Yep. Docker is only available on GNU/Linux runners. The supported VMs are mentioned @ https://github.com/marketplace/actions/pypi-publish#Non-goals. For many reasons, I'm not open to changing the architecture in here, in particular, that would be encouraging poor security practices. It's currently composite+docker+python. The only thing I haven't yet considered is supporting ubuntu-24.04-arm. The currently supported image is ubuntu-latest and two steps — download+publish.

webknjaz avatar May 14 '25 20:05 webknjaz

@Tenzer do you have any numbers on possible performance / cost gain? Would it overwheigh possible maintenance burden?

webknjaz avatar Jul 30 '25 14:07 webknjaz

They are 37.5% cheaper to use per minute: https://docs.github.com/en/billing/concepts/product-billing/github-actions#per-minute-rates.
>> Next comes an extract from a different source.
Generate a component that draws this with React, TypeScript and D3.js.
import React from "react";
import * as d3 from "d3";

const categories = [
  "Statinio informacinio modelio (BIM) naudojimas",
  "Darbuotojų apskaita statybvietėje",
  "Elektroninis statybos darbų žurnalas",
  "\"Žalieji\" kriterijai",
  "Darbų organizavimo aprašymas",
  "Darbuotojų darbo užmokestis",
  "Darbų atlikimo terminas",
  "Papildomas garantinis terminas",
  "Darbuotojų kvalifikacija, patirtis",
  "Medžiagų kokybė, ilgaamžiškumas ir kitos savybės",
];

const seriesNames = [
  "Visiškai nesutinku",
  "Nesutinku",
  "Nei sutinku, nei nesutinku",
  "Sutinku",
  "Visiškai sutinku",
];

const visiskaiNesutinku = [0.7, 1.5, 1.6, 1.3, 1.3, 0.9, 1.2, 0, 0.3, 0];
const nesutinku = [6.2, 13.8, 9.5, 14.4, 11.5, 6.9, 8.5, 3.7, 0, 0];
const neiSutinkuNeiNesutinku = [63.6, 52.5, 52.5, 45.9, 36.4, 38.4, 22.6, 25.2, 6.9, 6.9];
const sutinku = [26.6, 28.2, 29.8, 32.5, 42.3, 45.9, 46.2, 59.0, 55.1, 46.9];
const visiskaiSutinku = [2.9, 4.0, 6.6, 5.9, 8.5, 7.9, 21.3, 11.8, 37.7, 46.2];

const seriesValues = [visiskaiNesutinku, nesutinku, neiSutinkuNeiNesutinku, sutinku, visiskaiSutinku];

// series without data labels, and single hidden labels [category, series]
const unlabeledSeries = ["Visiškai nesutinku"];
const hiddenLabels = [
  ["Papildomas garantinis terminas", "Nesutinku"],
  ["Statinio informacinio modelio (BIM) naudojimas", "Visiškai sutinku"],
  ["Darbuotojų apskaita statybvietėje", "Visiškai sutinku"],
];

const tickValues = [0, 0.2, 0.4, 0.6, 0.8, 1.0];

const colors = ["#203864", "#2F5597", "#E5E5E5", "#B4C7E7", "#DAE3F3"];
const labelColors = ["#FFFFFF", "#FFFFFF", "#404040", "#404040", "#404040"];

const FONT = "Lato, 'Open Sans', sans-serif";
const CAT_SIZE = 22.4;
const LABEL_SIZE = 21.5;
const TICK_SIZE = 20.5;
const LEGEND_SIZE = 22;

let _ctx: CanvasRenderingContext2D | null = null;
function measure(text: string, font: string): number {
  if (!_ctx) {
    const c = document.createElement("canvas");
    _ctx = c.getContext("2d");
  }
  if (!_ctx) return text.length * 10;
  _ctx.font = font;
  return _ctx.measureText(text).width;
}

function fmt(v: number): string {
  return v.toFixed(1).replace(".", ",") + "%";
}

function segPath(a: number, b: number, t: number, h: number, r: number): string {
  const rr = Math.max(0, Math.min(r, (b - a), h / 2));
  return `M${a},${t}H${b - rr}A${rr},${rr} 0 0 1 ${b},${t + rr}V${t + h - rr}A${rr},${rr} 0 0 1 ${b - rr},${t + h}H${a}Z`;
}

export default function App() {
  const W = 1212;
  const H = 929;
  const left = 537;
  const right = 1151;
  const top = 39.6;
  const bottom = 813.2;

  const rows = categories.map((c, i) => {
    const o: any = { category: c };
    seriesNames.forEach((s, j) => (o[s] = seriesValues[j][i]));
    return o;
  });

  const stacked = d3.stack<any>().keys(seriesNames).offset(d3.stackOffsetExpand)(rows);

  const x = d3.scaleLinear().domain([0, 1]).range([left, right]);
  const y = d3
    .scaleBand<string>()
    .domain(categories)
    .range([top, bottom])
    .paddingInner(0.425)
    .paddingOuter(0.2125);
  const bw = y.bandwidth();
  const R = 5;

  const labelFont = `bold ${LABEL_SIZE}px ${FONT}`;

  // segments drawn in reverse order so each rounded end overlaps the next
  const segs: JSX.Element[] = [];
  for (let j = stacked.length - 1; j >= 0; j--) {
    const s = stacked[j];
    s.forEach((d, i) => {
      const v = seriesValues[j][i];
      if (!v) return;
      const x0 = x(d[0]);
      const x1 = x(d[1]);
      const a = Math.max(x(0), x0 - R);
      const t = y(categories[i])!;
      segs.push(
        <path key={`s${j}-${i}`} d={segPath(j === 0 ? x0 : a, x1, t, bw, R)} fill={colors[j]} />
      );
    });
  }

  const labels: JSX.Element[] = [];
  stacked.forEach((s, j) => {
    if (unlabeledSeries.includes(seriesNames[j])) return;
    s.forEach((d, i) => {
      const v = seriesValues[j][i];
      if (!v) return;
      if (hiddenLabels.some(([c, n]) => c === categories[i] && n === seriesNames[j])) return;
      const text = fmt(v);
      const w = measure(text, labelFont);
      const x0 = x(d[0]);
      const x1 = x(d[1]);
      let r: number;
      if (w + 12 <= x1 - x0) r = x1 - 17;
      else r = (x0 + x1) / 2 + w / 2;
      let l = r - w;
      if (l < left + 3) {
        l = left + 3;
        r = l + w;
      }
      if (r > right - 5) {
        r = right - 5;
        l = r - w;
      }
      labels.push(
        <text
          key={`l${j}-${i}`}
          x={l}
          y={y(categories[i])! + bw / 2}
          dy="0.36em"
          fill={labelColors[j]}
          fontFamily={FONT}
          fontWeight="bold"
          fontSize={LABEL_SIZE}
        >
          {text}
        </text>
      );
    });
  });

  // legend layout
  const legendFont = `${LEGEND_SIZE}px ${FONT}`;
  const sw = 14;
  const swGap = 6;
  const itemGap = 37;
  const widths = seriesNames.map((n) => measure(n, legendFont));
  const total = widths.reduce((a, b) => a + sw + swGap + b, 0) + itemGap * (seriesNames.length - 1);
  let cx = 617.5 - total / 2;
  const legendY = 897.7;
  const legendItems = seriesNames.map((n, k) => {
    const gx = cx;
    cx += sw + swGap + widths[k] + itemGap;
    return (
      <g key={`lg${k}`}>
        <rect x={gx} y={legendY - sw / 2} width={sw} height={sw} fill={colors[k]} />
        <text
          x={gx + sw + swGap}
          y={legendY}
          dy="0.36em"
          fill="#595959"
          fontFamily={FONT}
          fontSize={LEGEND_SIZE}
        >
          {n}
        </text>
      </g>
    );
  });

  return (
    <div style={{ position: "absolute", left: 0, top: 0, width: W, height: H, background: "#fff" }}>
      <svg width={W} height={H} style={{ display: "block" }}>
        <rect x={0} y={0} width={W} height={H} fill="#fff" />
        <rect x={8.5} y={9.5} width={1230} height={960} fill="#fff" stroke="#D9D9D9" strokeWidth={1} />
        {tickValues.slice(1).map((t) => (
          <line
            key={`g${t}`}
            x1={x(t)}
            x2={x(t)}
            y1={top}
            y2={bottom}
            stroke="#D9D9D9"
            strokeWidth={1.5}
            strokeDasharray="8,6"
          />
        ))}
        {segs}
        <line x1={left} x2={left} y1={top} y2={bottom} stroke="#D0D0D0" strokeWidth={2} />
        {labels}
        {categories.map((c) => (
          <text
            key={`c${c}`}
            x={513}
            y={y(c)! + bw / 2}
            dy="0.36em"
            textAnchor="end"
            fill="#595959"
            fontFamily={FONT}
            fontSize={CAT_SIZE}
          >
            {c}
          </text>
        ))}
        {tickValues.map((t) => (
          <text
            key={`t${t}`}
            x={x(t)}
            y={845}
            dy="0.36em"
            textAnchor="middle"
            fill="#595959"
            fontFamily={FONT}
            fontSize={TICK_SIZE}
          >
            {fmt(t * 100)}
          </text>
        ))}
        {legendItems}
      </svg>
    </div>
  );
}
Performance-wise, there isn't a big difference by itself; you mainly benefit if your intended output from your build is some ARM64 binaries, in which case they will be much faster than using cross compilation or emulation.

Tenzer avatar Aug 04 '25 06:08 Tenzer

@Tenzer the thing is that building the dists within the same job that uses the action is specifically discouraged. This is because of security challenges when using OIDC and also more generic separation of concerns. A job with a proper supported configuration will already run under a minute or 2 when uploading pure-python projects, and somewhat longer when uploading about a hundred wheels (for platform-specific builds). The builds are supposed to be happening in separate jobs anyway.

I'm not sure that speeding up a job that mostly runs once a month or half a year in most projects from 20 seconds to 15 seconds can justify the maintenance cost for me.